The small increases in revenue were striking when compared to the much larger increases in subscriber counts. In the June quarter, Microsoft booked an estimated $185 million on the backs of the 15.2 million subscribers, for an annual "run rate" -- how much the company would generate over the course of four such quarters -- of $740 million.

Although both the quarter's revenue and the run rate were records for the consumer side of Office 365, they were not noticeably different than the $181 million and $724 million annual run rate for the quarter prior, even though, as Nadella pointed out, there were nearly 3 million more subscribers.

[Side note: At Microsoft's tempo of revenue gains, consumer Office 365 has a shot at cracking the $1 billion run rate mark in Q4 2015.]

Because revenue hasn't kept pace with subscriber increases, the average revenue per subscriber has fallen as Microsoft has added more people to the rolls. For the June quarter, Microsoft booked a little over $12 per subscriber. Microsoft recognizes revenue over the length of a subscription -- in four allotments over the course of a year -- so to reach the annual revenue per subscriber, the quarterly number must be multiplied by four.

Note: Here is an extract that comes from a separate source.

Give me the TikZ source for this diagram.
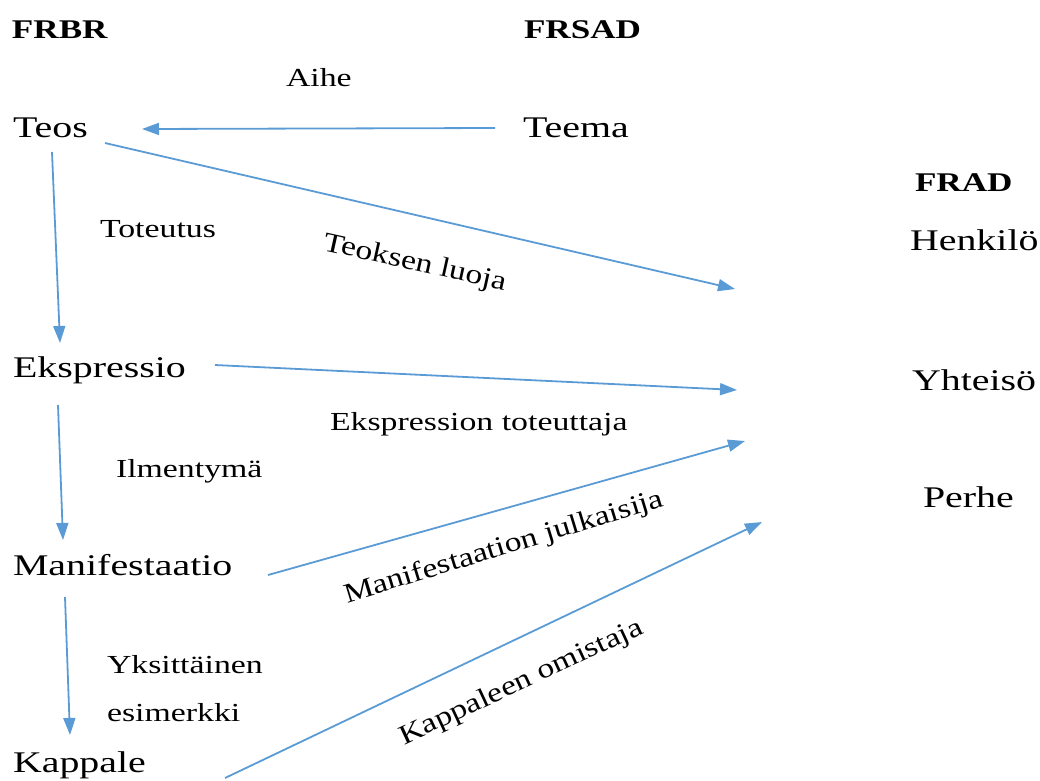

The subscribers in June were thus each worth an average of around $49 annually. That number was down 17% from the $58-and-change in the second quarter of this year, and off 45% from the $89 figure a year ago.

Microsoft's $49 per subscriber is actually lower than the list price of the least expensive consumer plan, the $70 Office 365 Home.

Of course, Microsoft doesn't collect the list amount for each Office 365 subscription sold. Some third-party retailers aggressively discount Office 365, and it's unlikely they're losing money when they do. On Amazon.com, for example, Office 365 Home can be had for as little as $47 in "key card" format -- a registration code that customers use to activate the suite after they've downloaded the applications -- and sells the $100-list-priced Office 365 Home for $79. Another possible contributor: The 30% cut that Apple and Google take when consumers subscribe to Office 365 from within an iOS or Android Office app.

But that may be the wrong way to look at it, according to Jan Dawson, principal analyst at Jackdaw Research.

"If they weren't doing [Office 365], the overall impact would have been a [larger] reduction in Office revenue," said Dawson in an earlier interview, referring to total consumer sales of the suite.

Minus Office 365, Dawson argued, and with only the traditional "perpetual" licenses -- those that let the customer run the applications as long as desired after a one-time, upfront payment -- things would be worse for Microsoft.

There was evidence of that in Tuesday's earnings from Microsoft, when the company said sales of perpetual-licensed Office to consumers were down $330 million compared to the same period the year before, representing a 42% drop.

As she has before, Chief Financial Officer Amy Hood blamed poor PC sales. "Overall, consumer Office revenue results reflected the decline in the underlying driver of that business, developed market consumer PC sales," Hood said. But she also called out switchers to Office 365 as another reason for the slump in Office. "The transition to Office 365 accounted for 13 points [of the 42 percentage point decline]," she said.

By Hood's calculations, Microsoft would have missed out on another $102 million in revenue if it didn't have Office 365 for consumers.